### Aim:
Would you quote the material below from its first line through the line containing "radius=554, y radius=236];", exactly and with both ends included?

### Data shown:
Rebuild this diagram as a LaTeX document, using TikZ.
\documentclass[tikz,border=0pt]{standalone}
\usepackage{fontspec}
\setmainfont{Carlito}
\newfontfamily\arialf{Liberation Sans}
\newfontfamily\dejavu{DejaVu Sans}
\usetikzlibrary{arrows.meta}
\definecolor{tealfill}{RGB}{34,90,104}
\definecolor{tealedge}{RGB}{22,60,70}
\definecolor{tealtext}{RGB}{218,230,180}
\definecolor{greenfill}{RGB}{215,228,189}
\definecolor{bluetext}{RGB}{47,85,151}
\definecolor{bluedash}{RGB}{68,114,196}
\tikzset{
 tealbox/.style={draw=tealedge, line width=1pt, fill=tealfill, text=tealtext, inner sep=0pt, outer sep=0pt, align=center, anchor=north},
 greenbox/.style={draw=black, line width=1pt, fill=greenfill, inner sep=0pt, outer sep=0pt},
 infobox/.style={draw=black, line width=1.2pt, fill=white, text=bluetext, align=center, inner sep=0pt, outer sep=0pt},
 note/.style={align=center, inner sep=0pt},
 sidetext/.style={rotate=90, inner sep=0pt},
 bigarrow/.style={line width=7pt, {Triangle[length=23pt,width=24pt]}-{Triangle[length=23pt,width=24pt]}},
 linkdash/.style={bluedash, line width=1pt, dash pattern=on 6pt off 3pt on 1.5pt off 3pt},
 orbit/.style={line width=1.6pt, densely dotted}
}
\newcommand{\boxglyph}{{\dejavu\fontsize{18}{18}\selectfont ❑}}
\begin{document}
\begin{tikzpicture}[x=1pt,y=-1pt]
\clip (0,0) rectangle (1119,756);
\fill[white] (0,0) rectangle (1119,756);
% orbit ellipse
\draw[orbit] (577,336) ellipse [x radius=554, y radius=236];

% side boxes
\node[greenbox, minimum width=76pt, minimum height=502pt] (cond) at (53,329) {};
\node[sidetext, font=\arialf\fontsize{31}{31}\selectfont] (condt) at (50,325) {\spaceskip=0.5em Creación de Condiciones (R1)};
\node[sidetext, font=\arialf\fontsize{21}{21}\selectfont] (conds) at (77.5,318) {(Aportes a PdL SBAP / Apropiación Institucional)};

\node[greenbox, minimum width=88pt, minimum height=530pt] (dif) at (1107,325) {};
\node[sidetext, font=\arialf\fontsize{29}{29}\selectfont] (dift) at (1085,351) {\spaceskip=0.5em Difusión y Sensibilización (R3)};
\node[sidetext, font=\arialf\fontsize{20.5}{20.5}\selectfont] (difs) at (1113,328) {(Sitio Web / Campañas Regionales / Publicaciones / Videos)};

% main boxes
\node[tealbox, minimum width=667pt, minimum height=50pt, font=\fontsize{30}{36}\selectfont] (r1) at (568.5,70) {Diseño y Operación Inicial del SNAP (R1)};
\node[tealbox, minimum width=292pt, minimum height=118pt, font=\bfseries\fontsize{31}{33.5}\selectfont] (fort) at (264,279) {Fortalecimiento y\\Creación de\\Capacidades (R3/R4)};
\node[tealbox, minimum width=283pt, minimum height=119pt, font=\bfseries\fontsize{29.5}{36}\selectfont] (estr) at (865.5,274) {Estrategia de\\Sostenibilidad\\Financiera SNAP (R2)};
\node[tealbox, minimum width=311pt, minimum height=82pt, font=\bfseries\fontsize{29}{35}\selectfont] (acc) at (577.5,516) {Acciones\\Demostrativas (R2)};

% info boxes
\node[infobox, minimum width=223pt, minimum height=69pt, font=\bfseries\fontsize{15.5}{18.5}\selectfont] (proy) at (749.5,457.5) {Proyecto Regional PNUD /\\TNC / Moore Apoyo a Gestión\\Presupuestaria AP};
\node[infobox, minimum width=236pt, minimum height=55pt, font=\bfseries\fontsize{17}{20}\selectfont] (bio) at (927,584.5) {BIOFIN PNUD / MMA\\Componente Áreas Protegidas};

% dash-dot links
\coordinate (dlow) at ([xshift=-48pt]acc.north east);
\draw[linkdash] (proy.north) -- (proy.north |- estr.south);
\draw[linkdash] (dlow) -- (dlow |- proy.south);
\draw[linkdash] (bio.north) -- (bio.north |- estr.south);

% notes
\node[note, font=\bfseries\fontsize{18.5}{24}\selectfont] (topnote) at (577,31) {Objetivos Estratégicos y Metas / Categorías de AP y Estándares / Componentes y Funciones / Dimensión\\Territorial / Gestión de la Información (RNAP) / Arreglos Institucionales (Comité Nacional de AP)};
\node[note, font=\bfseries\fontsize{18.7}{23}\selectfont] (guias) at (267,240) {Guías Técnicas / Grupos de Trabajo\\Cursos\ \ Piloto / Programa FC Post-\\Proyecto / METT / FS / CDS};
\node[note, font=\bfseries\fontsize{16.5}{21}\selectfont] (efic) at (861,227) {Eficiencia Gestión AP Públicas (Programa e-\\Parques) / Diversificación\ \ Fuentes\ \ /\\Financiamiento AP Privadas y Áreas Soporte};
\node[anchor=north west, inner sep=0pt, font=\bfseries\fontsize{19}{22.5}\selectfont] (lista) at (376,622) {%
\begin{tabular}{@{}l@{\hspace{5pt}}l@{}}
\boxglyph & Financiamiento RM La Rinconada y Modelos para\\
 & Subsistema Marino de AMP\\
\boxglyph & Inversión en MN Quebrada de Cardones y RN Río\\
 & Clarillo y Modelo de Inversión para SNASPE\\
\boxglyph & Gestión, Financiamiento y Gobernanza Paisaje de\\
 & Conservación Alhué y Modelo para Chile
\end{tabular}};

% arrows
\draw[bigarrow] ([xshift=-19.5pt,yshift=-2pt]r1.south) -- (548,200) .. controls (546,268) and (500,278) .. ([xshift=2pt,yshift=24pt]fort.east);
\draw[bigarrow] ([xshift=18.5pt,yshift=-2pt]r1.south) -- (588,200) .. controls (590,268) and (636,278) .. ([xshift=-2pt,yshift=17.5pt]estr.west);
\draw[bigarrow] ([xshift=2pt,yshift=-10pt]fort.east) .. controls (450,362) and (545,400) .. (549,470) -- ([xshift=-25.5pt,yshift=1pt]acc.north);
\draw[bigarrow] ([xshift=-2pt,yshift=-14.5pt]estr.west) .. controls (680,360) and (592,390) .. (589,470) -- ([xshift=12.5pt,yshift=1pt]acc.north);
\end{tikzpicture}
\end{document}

### Solution for this task:
Rebuild this diagram as a LaTeX document, using TikZ.
\documentclass[tikz,border=0pt]{standalone}
\usepackage{fontspec}
\setmainfont{Carlito}
\newfontfamily\arialf{Liberation Sans}
\newfontfamily\dejavu{DejaVu Sans}
\usetikzlibrary{arrows.meta}
\definecolor{tealfill}{RGB}{34,90,104}
\definecolor{tealedge}{RGB}{22,60,70}
\definecolor{tealtext}{RGB}{218,230,180}
\definecolor{greenfill}{RGB}{215,228,189}
\definecolor{bluetext}{RGB}{47,85,151}
\definecolor{bluedash}{RGB}{68,114,196}
\tikzset{
 tealbox/.style={draw=tealedge, line width=1pt, fill=tealfill, text=tealtext, inner sep=0pt, outer sep=0pt, align=center, anchor=north},
 greenbox/.style={draw=black, line width=1pt, fill=greenfill, inner sep=0pt, outer sep=0pt},
 infobox/.style={draw=black, line width=1.2pt, fill=white, text=bluetext, align=center, inner sep=0pt, outer sep=0pt},
 note/.style={align=center, inner sep=0pt},
 sidetext/.style={rotate=90, inner sep=0pt},
 bigarrow/.style={line width=7pt, {Triangle[length=23pt,width=24pt]}-{Triangle[length=23pt,width=24pt]}},
 linkdash/.style={bluedash, line width=1pt, dash pattern=on 6pt off 3pt on 1.5pt off 3pt},
 orbit/.style={line width=1.6pt, densely dotted}
}
\newcommand{\boxglyph}{{\dejavu\fontsize{18}{18}\selectfont ❑}}
\begin{document}
\begin{tikzpicture}[x=1pt,y=-1pt]
\clip (0,0) rectangle (1119,756);
\fill[white] (0,0) rectangle (1119,756);
% orbit ellipse
\draw[orbit] (577,336) ellipse [x radius=554, y radius=236];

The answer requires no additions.